Putin-Erdogan deal deadlocks Aleppo, Manjib frays

All day Friday and Saturday, Aug.11-12, fighters of Hizballah’s elite Radwan Force – 3,000 in all – streamed to the pivotal Aleppo battlefield from all parts of Lebanon and Syria. DEBKAfile’s military and intelligence sources disclose that they were following the orders of their leader Hassan Nasrallah, who was warned byTehran that the pro-Assad army fighting for Syria’s second city was flagging in the face of rebel assaults.
The Radwan Force was called in as the only military capable of saving the day for Assad and his allies. This step had been carefully avoided by Nasrallah in view of the heavy losses his organization had already suffered for backing the Syrian army – some 1,500 dead in three years – and intense fallout at home.
He has now been forced to sacrifice his last remaining military asset to fight in one of the bloodiest battles ever fought in recent times in the Middle East, even though it promises a swelling procession of HIzballah coffins returning to Lebanon.
According to our military sources, the battle to wrest Aleppo from rebel control, now in its second month, has claimed some 2,000 war dead and 4,000 injured on both sides – not counting the masses of civilians.
Some units have lost more than a quarter of their combatants and dropped out.
Nasrallah knows exactly what is happening in this critical arena. He also understands that a unit which loses 30 percent of its combatants is deemed in military terms unfit to continue fighting and that the battle for Aleppo will be drawn out and bloody. Yet he is willing to commit his entire deck of military resources to keep Bashar Assad’s fighting in Aleppo.

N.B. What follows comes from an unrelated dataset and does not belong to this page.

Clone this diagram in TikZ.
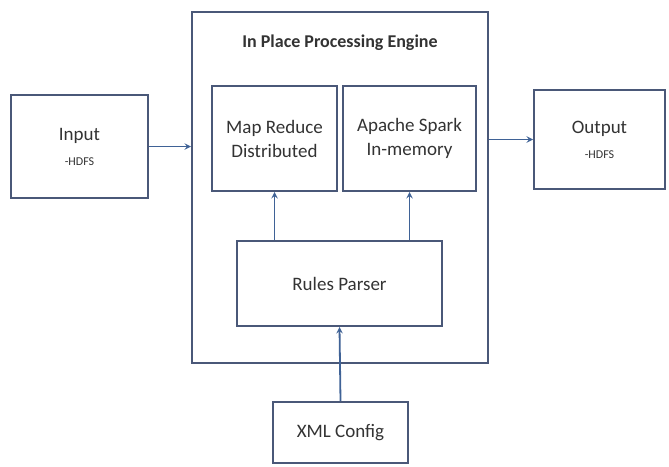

There is no hope of an early resolution in Aleppo, because stalemate between the combatants is exceptionally complicated and thankless. Whenever one side captures terrain, it quickly discovers it was drawn into a trap and under siege.
This hopeless standoff is the result of Moscow’s refusal to provide the Syrian army and its allies with enough air support to pull ahead, in the wake of President Vladimir Putin talks with Turkish President Reccep Tayyip Erdogan in St. Petersburg Tuesday, Aug. 9.